Restaurants with huge menus are good for many things. Across-the-board food quality is not always one of them.
Norwood's new Italian-American restaurant, Tutti Giorni, is no exception.
If I had dropped in as a customer, and ordered the rice balls, the Sunday sauce and the sfogliatelle for dessert, I would have been ecstatic. I'd tell everyone I knew to go there — stat. I'd return as soon as I could.
But if I had instead picked the tough octopus and the dry eggplant parmigiana, I'd never give the place another thought.
This was a theme that kept repeating itself. I'd be digging into a terrific dish while my friend across the table gazed sadly at hers. Or our entire table would converge on one plate and ignore the next.
In the end, Tutti Giorni had enough great offerings to blunt the bad ones. So if you live nearby, this restaurant is worth a try, particularly if you need a place with enough options to appeal to many different types of eaters. Just be forewarned that all those eaters might not end the meal with the same degree of enthusiasm.
The restaurant now cuts a classy presence on Livingston Street — you'd never know it was previously home to a procession of fast-food restaurants. That was the intention of partners Dean Benasillo (the owner of La Casa Formosa in Northvale) and Rocco Sicuranza, who did much of the demolition and designed some of the decor. Related by marriage, the two partners grew up in big Italian families that indulged in big Sunday dinners; Sicuranza fondly recalls lazy, pasta-heavy afternoons at his grandmother's that sometimes ended in him swiping a few leftover meatballs before leaving at night.
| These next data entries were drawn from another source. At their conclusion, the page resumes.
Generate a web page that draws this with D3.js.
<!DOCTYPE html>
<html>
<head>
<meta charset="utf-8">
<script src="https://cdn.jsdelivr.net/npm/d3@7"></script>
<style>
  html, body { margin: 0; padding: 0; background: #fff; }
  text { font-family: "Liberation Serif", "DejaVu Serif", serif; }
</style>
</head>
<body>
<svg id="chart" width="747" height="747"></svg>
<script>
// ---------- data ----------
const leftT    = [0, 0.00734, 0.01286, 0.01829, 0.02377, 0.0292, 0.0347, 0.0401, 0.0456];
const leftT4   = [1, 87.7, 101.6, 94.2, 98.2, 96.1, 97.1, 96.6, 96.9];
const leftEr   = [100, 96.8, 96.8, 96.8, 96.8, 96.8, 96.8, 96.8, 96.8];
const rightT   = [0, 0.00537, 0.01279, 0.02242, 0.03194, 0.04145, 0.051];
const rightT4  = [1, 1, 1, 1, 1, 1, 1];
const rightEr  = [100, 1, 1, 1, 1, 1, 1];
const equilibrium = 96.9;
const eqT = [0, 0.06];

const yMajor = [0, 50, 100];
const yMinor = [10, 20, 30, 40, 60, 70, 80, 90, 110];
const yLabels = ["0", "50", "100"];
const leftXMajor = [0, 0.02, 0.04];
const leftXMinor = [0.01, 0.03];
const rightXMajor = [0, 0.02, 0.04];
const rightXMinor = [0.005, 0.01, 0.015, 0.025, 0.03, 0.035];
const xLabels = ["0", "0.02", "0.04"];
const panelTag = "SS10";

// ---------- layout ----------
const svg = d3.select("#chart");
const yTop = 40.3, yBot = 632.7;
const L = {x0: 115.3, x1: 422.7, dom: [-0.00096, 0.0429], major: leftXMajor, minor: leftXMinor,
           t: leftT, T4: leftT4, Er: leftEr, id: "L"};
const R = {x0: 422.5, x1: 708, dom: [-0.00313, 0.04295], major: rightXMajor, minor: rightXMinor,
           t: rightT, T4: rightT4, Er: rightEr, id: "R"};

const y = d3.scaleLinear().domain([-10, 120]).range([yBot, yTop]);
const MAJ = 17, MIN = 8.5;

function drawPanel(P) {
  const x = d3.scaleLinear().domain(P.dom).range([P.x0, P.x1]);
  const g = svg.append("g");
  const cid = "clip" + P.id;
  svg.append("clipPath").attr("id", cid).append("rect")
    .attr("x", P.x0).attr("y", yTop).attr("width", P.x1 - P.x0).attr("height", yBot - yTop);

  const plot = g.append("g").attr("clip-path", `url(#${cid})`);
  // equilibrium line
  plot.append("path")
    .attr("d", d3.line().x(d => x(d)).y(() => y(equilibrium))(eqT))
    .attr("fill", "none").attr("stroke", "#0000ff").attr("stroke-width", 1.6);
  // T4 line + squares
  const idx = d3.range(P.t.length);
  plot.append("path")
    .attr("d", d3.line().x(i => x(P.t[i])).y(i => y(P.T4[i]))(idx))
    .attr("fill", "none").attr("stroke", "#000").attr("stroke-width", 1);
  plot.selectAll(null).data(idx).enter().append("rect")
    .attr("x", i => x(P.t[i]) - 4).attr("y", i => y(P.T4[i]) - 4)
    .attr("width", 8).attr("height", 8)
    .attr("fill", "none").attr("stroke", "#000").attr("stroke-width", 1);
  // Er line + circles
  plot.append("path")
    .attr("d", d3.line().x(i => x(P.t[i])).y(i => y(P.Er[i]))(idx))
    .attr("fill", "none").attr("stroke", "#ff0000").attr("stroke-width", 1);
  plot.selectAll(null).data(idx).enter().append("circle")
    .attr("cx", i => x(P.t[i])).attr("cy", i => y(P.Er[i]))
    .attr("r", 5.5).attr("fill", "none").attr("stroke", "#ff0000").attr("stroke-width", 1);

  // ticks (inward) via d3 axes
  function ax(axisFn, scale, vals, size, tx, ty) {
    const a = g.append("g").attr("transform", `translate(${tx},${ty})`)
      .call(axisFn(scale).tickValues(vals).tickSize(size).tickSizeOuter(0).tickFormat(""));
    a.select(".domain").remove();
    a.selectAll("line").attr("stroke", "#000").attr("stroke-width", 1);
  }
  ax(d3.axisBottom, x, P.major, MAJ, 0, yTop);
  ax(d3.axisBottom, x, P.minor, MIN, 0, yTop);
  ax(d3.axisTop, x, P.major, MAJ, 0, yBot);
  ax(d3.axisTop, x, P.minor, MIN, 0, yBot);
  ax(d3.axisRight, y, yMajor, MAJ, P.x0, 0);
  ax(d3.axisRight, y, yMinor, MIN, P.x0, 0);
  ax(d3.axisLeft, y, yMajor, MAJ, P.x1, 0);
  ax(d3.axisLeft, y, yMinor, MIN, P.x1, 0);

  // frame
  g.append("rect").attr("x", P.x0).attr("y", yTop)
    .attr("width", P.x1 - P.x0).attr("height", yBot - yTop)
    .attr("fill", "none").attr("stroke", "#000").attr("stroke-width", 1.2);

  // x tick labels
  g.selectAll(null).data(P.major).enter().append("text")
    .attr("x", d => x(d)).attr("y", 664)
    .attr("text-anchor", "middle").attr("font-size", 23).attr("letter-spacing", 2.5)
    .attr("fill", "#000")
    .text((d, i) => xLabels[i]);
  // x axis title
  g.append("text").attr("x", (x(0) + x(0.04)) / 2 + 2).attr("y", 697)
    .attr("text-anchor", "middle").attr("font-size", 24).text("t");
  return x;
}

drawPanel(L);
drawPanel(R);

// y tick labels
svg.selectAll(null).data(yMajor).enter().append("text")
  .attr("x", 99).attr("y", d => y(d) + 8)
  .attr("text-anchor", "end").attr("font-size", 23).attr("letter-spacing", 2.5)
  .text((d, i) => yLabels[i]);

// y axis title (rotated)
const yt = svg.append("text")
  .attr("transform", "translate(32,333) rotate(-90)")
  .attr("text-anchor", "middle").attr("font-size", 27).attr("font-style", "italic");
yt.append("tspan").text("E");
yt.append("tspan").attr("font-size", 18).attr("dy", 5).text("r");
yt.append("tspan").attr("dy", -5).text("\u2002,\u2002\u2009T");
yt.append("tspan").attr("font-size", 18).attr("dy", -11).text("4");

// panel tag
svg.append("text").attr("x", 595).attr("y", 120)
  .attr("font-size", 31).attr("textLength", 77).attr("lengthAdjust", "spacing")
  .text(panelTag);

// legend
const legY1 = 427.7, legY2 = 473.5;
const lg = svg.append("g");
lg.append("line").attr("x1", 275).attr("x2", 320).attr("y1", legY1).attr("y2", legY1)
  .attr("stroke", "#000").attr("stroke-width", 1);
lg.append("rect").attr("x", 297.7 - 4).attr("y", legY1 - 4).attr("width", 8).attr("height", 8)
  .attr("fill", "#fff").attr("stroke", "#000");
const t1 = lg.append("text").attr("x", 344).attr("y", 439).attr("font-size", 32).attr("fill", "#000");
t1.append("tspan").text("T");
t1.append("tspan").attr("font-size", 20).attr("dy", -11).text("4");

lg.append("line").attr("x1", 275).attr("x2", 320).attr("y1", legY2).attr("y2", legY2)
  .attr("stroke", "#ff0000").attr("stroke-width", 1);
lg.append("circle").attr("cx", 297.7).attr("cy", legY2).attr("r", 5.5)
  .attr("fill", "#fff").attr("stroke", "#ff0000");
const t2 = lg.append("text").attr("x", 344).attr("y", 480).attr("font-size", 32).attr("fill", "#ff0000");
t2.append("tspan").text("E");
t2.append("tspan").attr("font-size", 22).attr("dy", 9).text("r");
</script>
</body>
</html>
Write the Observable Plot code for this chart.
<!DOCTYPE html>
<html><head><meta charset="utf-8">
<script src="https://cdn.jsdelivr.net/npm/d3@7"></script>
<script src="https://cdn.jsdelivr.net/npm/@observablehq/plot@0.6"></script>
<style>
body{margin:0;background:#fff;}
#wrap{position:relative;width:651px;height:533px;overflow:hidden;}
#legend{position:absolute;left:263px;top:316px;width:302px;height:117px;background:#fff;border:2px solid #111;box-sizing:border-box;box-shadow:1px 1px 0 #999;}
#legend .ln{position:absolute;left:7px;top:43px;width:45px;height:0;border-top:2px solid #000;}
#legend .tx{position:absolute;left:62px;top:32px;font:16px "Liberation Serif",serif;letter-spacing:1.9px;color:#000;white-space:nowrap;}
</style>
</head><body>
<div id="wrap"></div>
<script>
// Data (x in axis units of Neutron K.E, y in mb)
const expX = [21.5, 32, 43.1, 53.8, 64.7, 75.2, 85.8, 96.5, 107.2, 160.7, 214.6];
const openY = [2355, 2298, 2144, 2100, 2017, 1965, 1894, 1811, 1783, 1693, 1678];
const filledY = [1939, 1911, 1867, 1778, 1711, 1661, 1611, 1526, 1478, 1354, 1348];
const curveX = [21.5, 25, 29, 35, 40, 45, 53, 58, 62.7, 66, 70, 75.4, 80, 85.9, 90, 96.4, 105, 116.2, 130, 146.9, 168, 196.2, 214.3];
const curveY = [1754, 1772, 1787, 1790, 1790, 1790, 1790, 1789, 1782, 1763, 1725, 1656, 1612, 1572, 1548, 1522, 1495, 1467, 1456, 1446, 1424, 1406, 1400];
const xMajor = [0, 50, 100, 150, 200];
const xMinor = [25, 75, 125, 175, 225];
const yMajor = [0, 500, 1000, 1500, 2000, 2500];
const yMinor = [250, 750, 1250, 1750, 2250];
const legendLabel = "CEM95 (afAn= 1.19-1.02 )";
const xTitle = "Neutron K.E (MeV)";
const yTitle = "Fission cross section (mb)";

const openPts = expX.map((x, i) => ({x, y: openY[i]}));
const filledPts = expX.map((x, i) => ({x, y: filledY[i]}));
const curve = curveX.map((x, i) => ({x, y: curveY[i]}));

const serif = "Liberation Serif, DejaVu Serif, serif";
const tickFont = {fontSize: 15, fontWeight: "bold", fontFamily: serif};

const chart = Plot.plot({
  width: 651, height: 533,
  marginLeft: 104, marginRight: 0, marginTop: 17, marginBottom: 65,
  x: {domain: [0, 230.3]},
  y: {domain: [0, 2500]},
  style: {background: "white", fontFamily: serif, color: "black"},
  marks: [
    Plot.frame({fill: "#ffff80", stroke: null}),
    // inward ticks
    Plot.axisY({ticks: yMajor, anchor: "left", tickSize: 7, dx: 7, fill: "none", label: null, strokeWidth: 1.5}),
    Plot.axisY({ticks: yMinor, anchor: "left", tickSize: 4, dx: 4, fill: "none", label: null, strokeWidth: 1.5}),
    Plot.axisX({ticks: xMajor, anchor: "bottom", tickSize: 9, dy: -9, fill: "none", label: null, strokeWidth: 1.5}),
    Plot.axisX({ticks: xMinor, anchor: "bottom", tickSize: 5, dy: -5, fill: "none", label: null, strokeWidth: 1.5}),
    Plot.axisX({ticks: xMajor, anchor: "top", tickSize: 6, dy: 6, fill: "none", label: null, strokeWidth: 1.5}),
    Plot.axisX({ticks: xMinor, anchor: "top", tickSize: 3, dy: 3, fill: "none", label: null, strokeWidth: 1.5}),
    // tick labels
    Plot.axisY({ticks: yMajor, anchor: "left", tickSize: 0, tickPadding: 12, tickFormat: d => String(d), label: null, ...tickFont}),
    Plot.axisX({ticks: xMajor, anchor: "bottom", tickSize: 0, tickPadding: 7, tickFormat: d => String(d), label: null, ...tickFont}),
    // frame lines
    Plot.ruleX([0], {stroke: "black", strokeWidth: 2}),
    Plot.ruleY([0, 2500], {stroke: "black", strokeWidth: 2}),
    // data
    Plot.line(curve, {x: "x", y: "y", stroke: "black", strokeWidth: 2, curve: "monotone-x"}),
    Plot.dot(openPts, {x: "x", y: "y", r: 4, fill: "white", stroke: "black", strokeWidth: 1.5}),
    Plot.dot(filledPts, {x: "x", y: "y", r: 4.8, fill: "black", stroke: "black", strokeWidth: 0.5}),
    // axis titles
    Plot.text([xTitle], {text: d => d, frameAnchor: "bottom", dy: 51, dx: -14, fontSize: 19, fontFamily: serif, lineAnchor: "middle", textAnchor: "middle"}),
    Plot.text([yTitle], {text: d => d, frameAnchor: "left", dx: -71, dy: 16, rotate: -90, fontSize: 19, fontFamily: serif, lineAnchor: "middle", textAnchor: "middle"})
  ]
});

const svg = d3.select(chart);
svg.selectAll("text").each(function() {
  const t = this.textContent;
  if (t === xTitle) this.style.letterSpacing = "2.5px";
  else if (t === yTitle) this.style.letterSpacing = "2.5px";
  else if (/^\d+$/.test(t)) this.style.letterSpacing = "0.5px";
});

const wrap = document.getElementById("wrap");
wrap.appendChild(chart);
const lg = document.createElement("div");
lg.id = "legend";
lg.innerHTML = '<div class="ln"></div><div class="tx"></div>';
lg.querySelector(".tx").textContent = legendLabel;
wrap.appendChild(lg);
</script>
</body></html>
Now, they've created a 65-seat restaurant that feels classy and warm, complete with a full bar, wine specials, a raw bar and pizza oven. You sit on leather-looking banquettes, surrounded by textured maroon walls.
But your own personal space might not feel as luxurious: tables are set fairly close to one another, and aisles are pretty tight. Weaving my way through a busy dining room toward the exit was a challenge; I felt bad for the servers who were doing their best to squeeze between tables while juggling heavy plates.
Expect friendly service. Our waiter was enthusiastic though extremely inexperienced on a weekday, but we found a much more informed waitress on a Saturday evening.
Let's get this out of the way first — the dishes that made us want to bolt for another restaurant: three grilled baby octopus tentacles that presented a serious chore to chew ($18); a towering eggplant parmigiana that badly needed more sauce and less of a refrigerator burn ($16); a 12-inch margherita pizza with fresh mozzarella but a doughy crust ($10); and one of the nightly specials, a veal chop ($32) that bore such a blackened crust that I could not taste meat, just a burned flavor.
And now for the dishes that made us very happy: Sunday sauce packed with a meatball, braciole and sausage straight from Arthur Avenue, served with rigatoni ($18; all of the pasta served here is fresh, not dried, according to Sicuranza). Fat, cheesy rice balls, topped with fresh ricotta ($10). Tender calamari ($13). The Tutti Giorni burger, topped with a fun combination of crispy pancetta, asiago, arugula and caramelized onions ($14).
Hang in there for dessert. You'll find a fudgy chocolate lava cake ($8), a flaky sfogliatelle scented with citrus ($7) and a classic tiramisù ($8): all fantastic. Most of the desserts here are not made in-house, but are still capable of redeeming any prior flaws in your meal.
Tutti Giorni **
530 Livingston St.
Food: Italian-American, with a big menu that varies in quality.
Ambience: Classy, renovated dining room crowded with tables.
Service: Casual, welcoming. Very amateur on one evening.
Value: Really depends on what you order. Fine for the better items. Appetizers $8 to $18, entrées $10 to $36 (lots of choices under $20).
Would be good for: Casual neighborhood dinner.
Less appropriate for: Destination dinner or anyone looking for lots of elbow room.
Recommended dishes: Rice ball "special," Sunday sauce, sfogliatelle, chocolate lava cake.
Hours: Lunch: noon to 2:30 p.m. Monday through Saturday. Dinner: 5 to 10 p.m. Monday through Wednesday, 5 to 11 p.m. Thursday through Saturday, 3 to 10 p.m. Sunday.
Liquor, wine: Full bar, mostly familiar wine list.
Noise level: Can be loud, even when the restaurant isn't full.
Credit cards: AE, D, MC, V.
Reservations: Accepted only for parties of four or more. Recommended for Friday and Saturday nights.
Accommodations for children: Menu, highchairs.
Dress: Neat casual.
Early-bird specials or deals: Three-course $9.95 lunch special.
Reviewed: April 27, 2012.
About the ratings
In determining ratings, each restaurant has been compared with others of the same type and level of ambition. Reviewers make at least two anonymous visits to a restaurant, and the newspaper always pays the tab.